The Dispatch‘s editorial board is really steamed that West Mannheim Township, Pennsylvania will be considering a Second Amendment Sanctuary ordinance on Tuesday that states no town funds will be used to “interfere with a gun owner’s rights” (in the words of a Dispatch reporter). The editorial board calls it a “vague and troubling broad assertion.”

It’s also legally suspect. Local ordinances do not supersede state and federal laws, regardless of a municipality’s opinion of the overriding legislation. Legal experts say the sanctuary ordinances have no chance of holding up in court.

As such, the gun sanctuary movement is little more than an overreaction to calls for much-needed measures to curb the nation’s unceasing incidents of gun violence.

Defenders say it puts local lawmakers on record as supporting gun ownership, but that’s a superfluous position in a nation where the right to bear arms is ensconced in the Constitution, is under no threat and has not even been meaningfully curbed in decades. In actuality, it is a symbolic show of defiance to common-sense calls for reasonable gun control.

Declaring rural municipalities sanctuaries for gun owners in America is something akin to declaring Lincoln Financial Field a sanctuary for Eagles fans: It’s self-evident, it’s pointless, and it carries neither legal weight nor moral authority.

West Manheim Township supervisors should ponder this before casting their votes on Tuesday. They can identify their township as a “Second Amendment sanctuary,” but what they would actually be declaring sanctuary from is common sense.

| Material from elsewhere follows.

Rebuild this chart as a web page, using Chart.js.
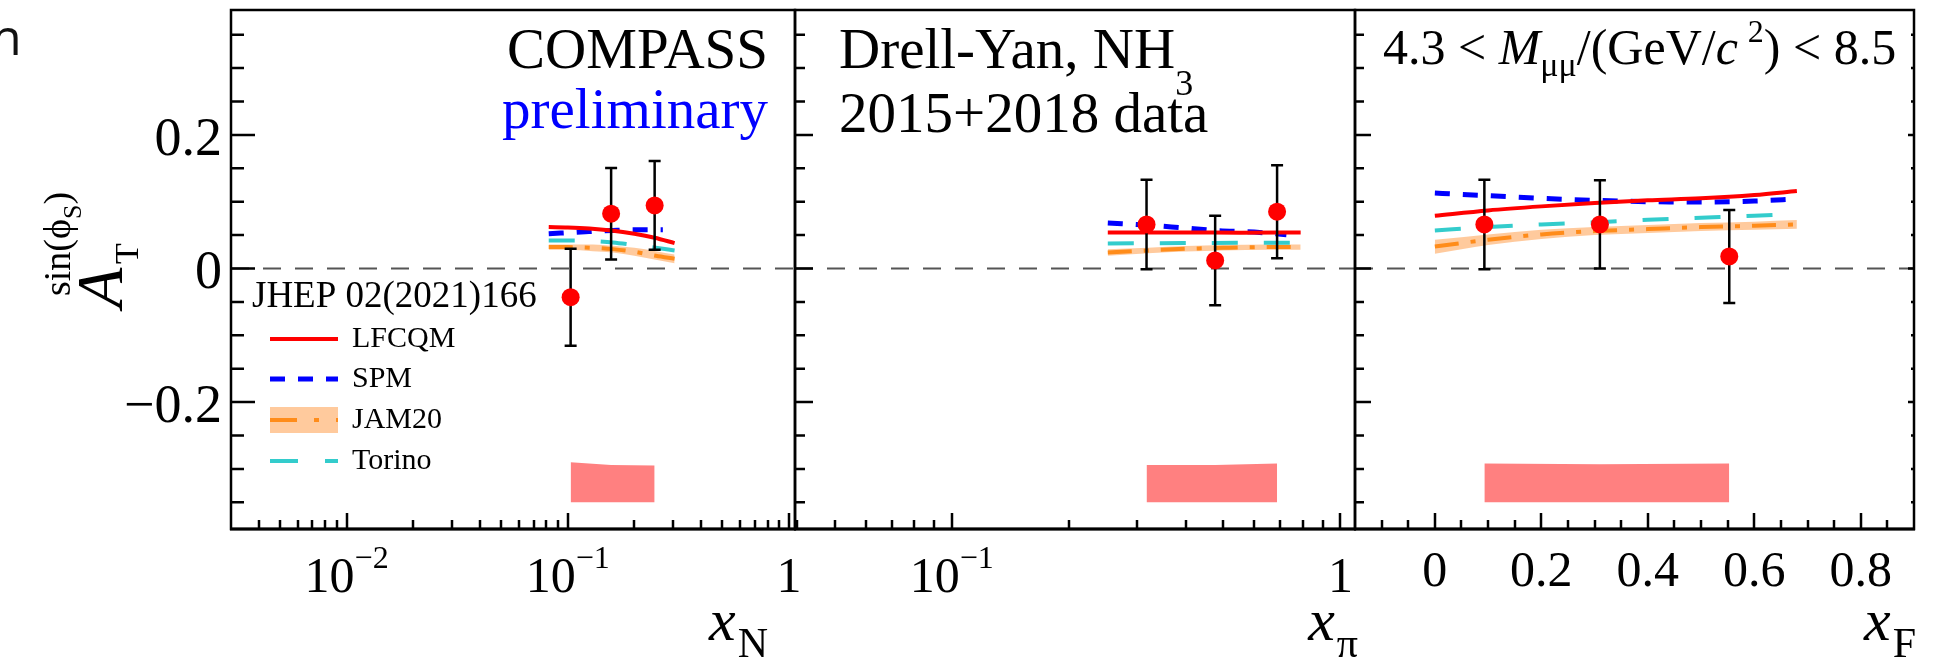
<!DOCTYPE html>
<html>
<head>
<meta charset="utf-8">
<script src="https://cdn.jsdelivr.net/npm/chart.js@4.4.0/dist/chart.umd.min.js"></script>
<style>
  html,body{margin:0;padding:0;background:#fff;}
  #wrap{position:relative;width:1936px;height:660px;overflow:hidden;}
  #wrap canvas{position:absolute;left:0;top:0;}
</style>
</head>
<body>
<div id="wrap">
  <canvas id="pN" width="1936" height="660"></canvas>
  <canvas id="pPi" width="1936" height="660"></canvas>
  <canvas id="pF" width="1936" height="660"></canvas>
</div>
<script>
// A_T^sin(phi_S) vs x_N, x_pi, x_F

// data points: x, asymmetry, stat error, systematic error
const xN  = [0.103, 0.157, 0.247];
const aN  = [-0.043, 0.082, 0.0945];
const eN  = [0.0725, 0.0685, 0.0665];
const sN  = [0.060, 0.056, 0.055];

const xPi = [0.317, 0.476, 0.687];
const aPi = [0.066, 0.012, 0.085];
const ePi = [0.067, 0.067, 0.0695];
const sPi = [0.056, 0.056, 0.058];

const xF  = [0.093, 0.31, 0.553];
const aF  = [0.066, 0.066, 0.018];
const eF  = [0.067, 0.066, 0.0695];
const sF  = [0.058, 0.057, 0.058];

const sysBase = -0.35;

// model curves [x, y]  (JAM20: [x, low, central, high])
const lfcqmN  = [[0.082,0.062],[0.1,0.0615],[0.125,0.060],[0.157,0.057],[0.2,0.052],[0.247,0.046],[0.304,0.038]];
const spmN    = [[0.082,0.052],[0.12,0.055],[0.16,0.057],[0.2,0.058],[0.269,0.058]];
const torinoN = [[0.082,0.042],[0.1,0.042],[0.13,0.041],[0.16,0.039],[0.2,0.035],[0.25,0.031],[0.304,0.027]];
const jamN    = [[0.082,0.028,0.032,0.036],[0.1,0.028,0.032,0.036],[0.13,0.026,0.031,0.036],[0.16,0.024,0.029,0.034],[0.2,0.019,0.025,0.031],[0.25,0.013,0.019,0.026],[0.304,0.008,0.0145,0.021]];

const lfcqmPi  = [[0.252,0.054],[0.4,0.054],[0.55,0.0535],[0.79,0.054]];
const spmPi    = [[0.252,0.068],[0.317,0.065],[0.39,0.061],[0.476,0.057],[0.6,0.0545],[0.726,0.0505]];
const torinoPi = [[0.252,0.0375],[0.4,0.038],[0.6,0.0385],[0.79,0.0385]];
const jamPi    = [[0.252,0.019,0.024,0.029],[0.32,0.023,0.027,0.031],[0.4,0.0255,0.0295,0.0335],[0.5,0.027,0.031,0.035],[0.65,0.028,0.032,0.036],[0.79,0.028,0.032,0.036]];

const lfcqmF  = [[0,0.079],[0.1,0.087],[0.2,0.093],[0.3,0.098],[0.4,0.102],[0.5,0.105],[0.6,0.110],[0.68,0.116]];
const spmF    = [[0,0.113],[0.1,0.109],[0.2,0.105],[0.3,0.102],[0.4,0.100],[0.5,0.0995],[0.6,0.101],[0.68,0.104]];
const torinoF = [[0,0.057],[0.1,0.062],[0.2,0.066],[0.3,0.069],[0.4,0.073],[0.5,0.076],[0.6,0.079],[0.68,0.082]];
const jamF    = [[0,0.022,0.033,0.043],[0.1,0.035,0.043,0.051],[0.2,0.044,0.051,0.058],[0.3,0.050,0.056,0.062],[0.4,0.053,0.059,0.065],[0.5,0.056,0.062,0.068],[0.6,0.058,0.064,0.070],[0.68,0.0595,0.066,0.0725]];

// tick labels
const yTickVals = [0.2, 0, -0.2];
const yTickText = ['0.2', '0', '\u22120.2'];
const xNTicks   = [0.01, 0.1, 1];
const xNText    = [['10','\u22122'], ['10','\u22121'], ['1','']];
const xPiTicks  = [0.1, 1];
const xPiText   = [['10','\u22121'], ['1','']];
const xFTicks   = [0, 0.2, 0.4, 0.6, 0.8];
const xFText    = ['0', '0.2', '0.4', '0.6', '0.8'];

const legendNames = ['LFCQM', 'SPM', 'JAM20', 'Torino'];

const RED = '#ff0000', BLUE = '#0000ff', ORANGE = '#ff8c1a', CYAN = '#33cccc';
const JAMBAND = 'rgba(255,150,60,0.5)', SYS = '#ff8080';
const FONT = '"Liberation Serif","Times New Roman",serif';
const yMin = -0.39, yMax = 0.387;

function font(size, italic){ return (italic ? 'italic ' : '') + size + 'px ' + FONT; }

// parts: [text, size, italic, dy, color, gapAfter]
function rich(ctx, x, y, parts, align){
  let w = 0;
  parts.forEach(p=>{ ctx.font = font(p[1], p[2]); w += ctx.measureText(p[0]).width + (p[5]||0); });
  if (align === 'right') x -= w; else if (align === 'center') x -= w/2;
  ctx.textAlign = 'left'; ctx.textBaseline = 'alphabetic';
  parts.forEach(p=>{
    ctx.font = font(p[1], p[2]); ctx.fillStyle = p[4] || '#000';
    ctx.fillText(p[0], x, y + (p[3]||0));
    x += ctx.measureText(p[0]).width + (p[5]||0);
  });
}

function pts(arr, k){ return arr.map(p=>({x:p[0], y:p[k]})); }
function curve(arr, k, color, dash, width){
  return {data: pts(arr, k), borderColor: color, borderDash: dash, borderWidth: width, pointRadius: 0, fill: false, cubicInterpolationMode: 'monotone'};
}

function logTicks(min, max){
  const out = [];
  for (let d = -3; d <= 0; d++) for (let m = 1; m <= 9; m++) {
    const v = m * Math.pow(10, d);
    if (v > min*1.001 && v < max*0.999) out.push({v, major: m === 1});
  }
  return out;
}
function linTicks(){
  const out = [];
  for (let k = -2; k <= 17; k++) out.push({v: k*0.05, major: k % 4 === 0});
  return out;
}

function panel(id, p){
  const datasets = [
    {data: p.x.map((x,i)=>({x, y: p.a[i], e: p.e[i]})), showLine: false, pointRadius: 9, pointBackgroundColor: RED, pointBorderWidth: 0},
    curve(p.lfcqm, 1, RED, [], 4),
    curve(p.spm, 1, BLUE, [15,13], 5),
    curve(p.torino, 1, CYAN, [26,26], 4),
    curve(p.jam, 2, ORANGE, [24,12,5,12], 4),
    {data: pts(p.jam, 3), borderWidth: 0, pointRadius: 0, fill: '+1', backgroundColor: JAMBAND, cubicInterpolationMode: 'monotone'},
    {data: pts(p.jam, 1), borderWidth: 0, pointRadius: 0, fill: false, cubicInterpolationMode: 'monotone'},
    {data: p.x.map((x,i)=>({x, y: sysBase + p.s[i]})), borderWidth: 0, pointRadius: 0, fill: {value: sysBase}, backgroundColor: SYS}
  ];

  const deco = {
    id: 'deco',
    beforeDatasetsDraw(ch){
      const ctx = ch.ctx, a = ch.chartArea, y0 = ch.scales.y.getPixelForValue(0);
      ctx.save(); ctx.strokeStyle = '#555'; ctx.lineWidth = 2; ctx.setLineDash([18,14]);
      ctx.beginPath(); ctx.moveTo(a.left, y0); ctx.lineTo(a.right, y0); ctx.stroke(); ctx.restore();
    },
    beforeDatasetDraw(ch, args){
      if (args.index !== 0) return;
      const ctx = ch.ctx, xs = ch.scales.x, ys = ch.scales.y;
      ctx.save(); ctx.strokeStyle = '#000'; ctx.lineWidth = 2.5;
      ch.data.datasets[0].data.forEach(d=>{
        const x = xs.getPixelForValue(d.x), y1 = ys.getPixelForValue(d.y + d.e), y2 = ys.getPixelForValue(d.y - d.e);
        ctx.beginPath(); ctx.moveTo(x, y1); ctx.lineTo(x, y2);
        ctx.moveTo(x-6, y1); ctx.lineTo(x+6, y1); ctx.moveTo(x-6, y2); ctx.lineTo(x+6, y2); ctx.stroke();
      });
      ctx.restore();
    },
    afterDraw(ch){
      const ctx = ch.ctx, a = ch.chartArea, xs = ch.scales.x, ys = ch.scales.y;
      ctx.save();
      ctx.strokeStyle = '#000'; ctx.lineWidth = 2.5; ctx.setLineDash([]);
      ctx.strokeRect(a.left, a.top, a.right - a.left, a.bottom - a.top);
      ctx.lineWidth = 3; ctx.beginPath(); ctx.moveTo(a.left - 1, a.bottom); ctx.lineTo(a.right + 1, a.bottom); ctx.stroke();
      // y ticks (inward)
      ctx.lineWidth = 2.5; ctx.beginPath();
      for (let k = -7; k <= 7; k++) {
        const y = ys.getPixelForValue(k*0.05), major = k % 4 === 0;
        ctx.moveTo(a.left, y); ctx.lineTo(a.left + (major ? p.tick[0] : p.tick[1]), y);
        if (p.rightTicks) { ctx.moveTo(a.right, y); ctx.lineTo(a.right - (major ? 6 : 3), y); }
      }
      ctx.stroke();
      // x ticks (inward)
      ctx.lineWidth = 2.5; ctx.beginPath();
      p.xticks.forEach(t=>{
        const x = Math.round(xs.getPixelForValue(t.v));
        if (x <= a.left + 1 || x >= a.right - 1) return;
        ctx.moveTo(x, a.bottom); ctx.lineTo(x, a.bottom - (t.major ? 16 : 9));
      });
      ctx.stroke();
      // x tick labels
      p.xlabels.forEach((t,i)=>{
        const x = xs.getPixelForValue(p.xlabelVals[i]);
        if (Array.isArray(t)) rich(ctx, x, 592, t[1] ? [[t[0],50],[t[1],32,false,-24]] : [[t[0],50]], 'center');
        else rich(ctx, x, 586, [[t,50]], 'center');
      });
      // axis title
      rich(ctx, p.titleRight, 640, [['x',60,true,0,null,2],[p.sub,42,false,17]], 'right');
      if (p.extra) p.extra(ctx, ch);
      ctx.restore();
    }
  };

  return new Chart(document.getElementById(id), {
    type: 'line',
    data: {datasets},
    options: {
      responsive: false, animation: false, events: [], devicePixelRatio: 1,
      layout: {padding: {left: p.L, right: 1936 - p.R, top: 10, bottom: 131}},
      plugins: {legend: {display: false}, tooltip: {enabled: false}},
      scales: {
        x: {type: p.xtype, min: p.xmin, max: p.xmax, display: false},
        y: {type: 'linear', min: yMin, max: yMax, display: false}
      }
    },
    plugins: [deco]
  });
}

// panel 1: x_N
panel('pN', {
  x: xN, a: aN, e: eN, s: sN, lfcqm: lfcqmN, spm: spmN, torino: torinoN, jam: jamN,
  L: 231, R: 795, xtype: 'logarithmic', xmin: 0.003, xmax: 1.065, tick: [24, 13],
  xticks: logTicks(0.003, 1.065), xlabels: xNText, xlabelVals: xNTicks, sub: 'N', titleRight: 768,
  extra(ctx, ch){
    const ys = ch.scales.y;
    // y tick labels
    yTickVals.forEach((v,i)=>rich(ctx, 222, ys.getPixelForValue(v) + 20, [[yTickText[i],54]], 'right'));
    // y title, rotated
    ctx.save(); ctx.translate(122, 308); ctx.rotate(-Math.PI/2);
    rich(ctx, 0, 0, [['A',66,true]]);
    rich(ctx, 44, 16, [['T',34]]);
    rich(ctx, 12, -52, [['sin(\u03d5',38],['S',26,false,11],[')',38]]);
    ctx.restore();
    // labels
    rich(ctx, 768, 68, [['COMPASS',57]], 'right');
    rich(ctx, 768, 128, [['preliminary',57,false,0,'#0000ff']], 'right');
    // legend
    rich(ctx, 252, 307, [['JHEP 02(2021)166',37]]);
    const rows = [339, 379, 420, 461];
    ctx.fillStyle = JAMBAND; ctx.fillRect(270, 407, 68, 26);
    const st = [[RED,[],4],[BLUE,[15,13],5],[ORANGE,[27,17,5,17],4],[CYAN,[28,27],4]];
    st.forEach((s,i)=>{
      ctx.strokeStyle = s[0]; ctx.setLineDash(s[1]); ctx.lineWidth = s[2];
      ctx.beginPath(); ctx.moveTo(270, rows[i]); ctx.lineTo(338, rows[i]); ctx.stroke();
      rich(ctx, 352, rows[i] + 8, [[legendNames[i],30]]);
    });
    ctx.setLineDash([]);
    // cropped glyph at the page edge
    ctx.font = '50px "Open Sans"'; ctx.fillStyle = '#111'; ctx.fillText('n', -9, 55);
  }
});

// panel 2: x_pi
panel('pPi', {
  x: xPi, a: aPi, e: ePi, s: sPi, lfcqm: lfcqmPi, spm: spmPi, torino: torinoPi, jam: jamPi,
  L: 795, R: 1355, xtype: 'logarithmic', xmin: 0.0395, xmax: 1.09, tick: [18, 10],
  xticks: logTicks(0.0395, 1.09), xlabels: xPiText, xlabelVals: xPiTicks, sub: '\u03c0', titleRight: 1358,
  extra(ctx){
    rich(ctx, 839, 68, [['Drell-Yan, NH',57],['3',36,false,27]]);
    rich(ctx, 839, 132, [['2015+2018 data',57]]);
  }
});

// panel 3: x_F
panel('pF', {
  x: xF, a: aF, e: eF, s: sF, lfcqm: lfcqmF, spm: spmF, torino: torinoF, jam: jamF,
  L: 1355, R: 1914, xtype: 'linear', xmin: -0.15, xmax: 0.9, tick: [16, 9], rightTicks: true,
  xticks: linTicks(), xlabels: xFText, xlabelVals: xFTicks, sub: 'F', titleRight: 1916,
  extra(ctx){
    rich(ctx, 1383, 64, [['4.3 < ',50],['M',50,true],['\u03bc\u03bc',34,false,12],['/(GeV/',50],['c',50,true,0,null,10],['2',32,false,-22],[') < 8.5',50]]);
  }
});
</script>
</body>
</html>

Buried in that word salad of outrage is the real reason the editors have so much hatred for the Second Amendment Sanctuary ordinance they say means absolutely nothing. It’s a show of defiance to their agenda. That’s what they can’t stand.

Oh, they themselves love to #Resist. The editorial board was all in favor of impeaching Donald Trump, for instance, even though it was never going to go anywhere in the Senate. That symbolic exercise was a desperately needed act of defiance to the Trump administration, or so the editors claim, but refusing to spend any taxpayer dollars to enforce unconstitutional gun laws is a deplorable act of defiance.

The same people who’ve been yelling about resistance since Donald Trump got elected are the first ones to demand compliance when they’re in charge. Defiance is a one way street for them, not an act of cultural disobedience that is a part of our national DNA. Despite their claims, the editors of the York Dispatch are not issuing their opinion on Second Amendment Sanctuaries from some lofty moral high ground. Instead, they are wallowing in the muck and mire of partisanship and despotism, unable to grant their ideological opponents the same right to resistance that they reserve for themselves.